Onaylanma ihtiyacını bireylerde farklı kılan çocukluk dönemi yaşantılarıdır. Çocukluk döneminde anne- baba- öğretmen üçgeninde çocuk anlayış, fark edilmeyi, şefkat görmeyi, takdir görmeyi ve sevgi görmeyi bekler. Anne- baba- öğretmenden gelen övgüler, takdirler, aferinler çocuğun özgüveninin gelişmesine yardımcı olur. Sevilmemekle veya terk edilmekle tehdit edilmek, yapılan hatalardan sonra alınan cezalar, bazen nedenini bilinmeden/açıklanmadan alınan cezalar, toplum içinde eleştirilmek çocuklarda korku ve utanç duygularının yaşanmasına neden olur.  Korku ve utanç duyguları büyür, bireyler kendileri hakkında olumsuz düşünceler (sevilmiyorum, değersizim, beceriksizim, aptalım, beğenilmem vb.) geliştirir ve onlara inanırlar. Onay almaya hassasiyetleri birinin bu inançları değiştirmesini istedikleri içindir. Onay cümleleri coşku halinde onayını belli etmezse olumsuz olarak değerlendirme eğiliminde olunur. Olumsuza odaklı ve onay görme konusunda hassas olan bireylerde özgüven eksikliği, içe kapanma veya dışarıya göstermemek için aşırı özgüvenli ve bağımsız olabilirler.

Bir bitkinin suya, ışığa ve toprağa ihtiyaç duyması gibi, ruhsal dünyamız sevilmeye, beğenilmeye ve kabul görmeye ihtiyacı var. Sevilmediğimizde, beğenilmediğimizde, kabul görmediğimizde kendimize ve karşımızdakilere olumsuz bir duygusal tepki vermemek neredeyse imkânsız. Çocuklukta bu ihtiyaçlarımız giderilmezse psikolojimiz bu durumdan kalıcı olarak etkileniyor.

Toplum tarafından kabul görmek vazgeçilmez bir ihtiyaçtır.
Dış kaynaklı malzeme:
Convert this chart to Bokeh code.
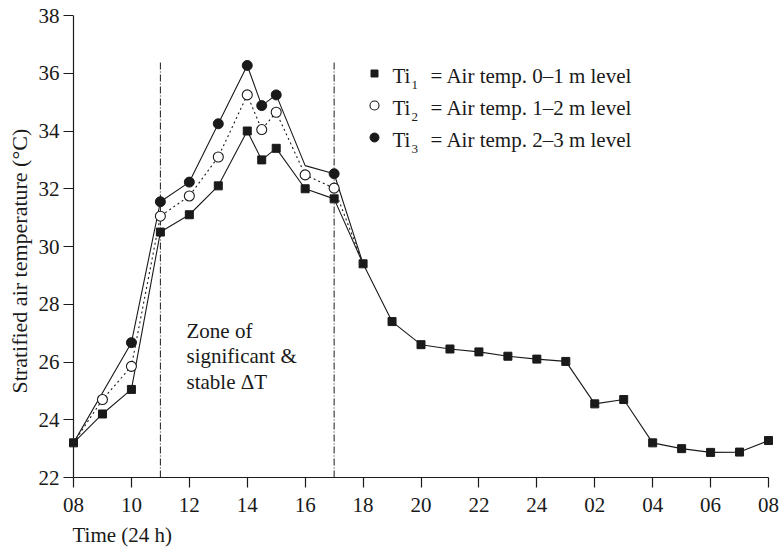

Meslek hayatımızda ve toplum ilişkilerimizde devam edebilmek için onaylanma ihtiyacımız vardır. Bazı hareketleri sevmediğimiz halde onaylanmak adına model alarak kendiliğinden yaparız. İnsan olmanın gereğidir bu tavırlar.
Özgüven eksikliği ne kadar büyükse, onay ihtiyacı o kadar fazlalaşıyor, yaşam sadece "etraf ne der" fikri etrafında kuruluyor... 

Karakterimizin bir parçası sandığımız birçok davranışımız gibi "onaylanma ihtiyacı" da yaşam sürecinde akıl haritamıza yazılmış bir kod.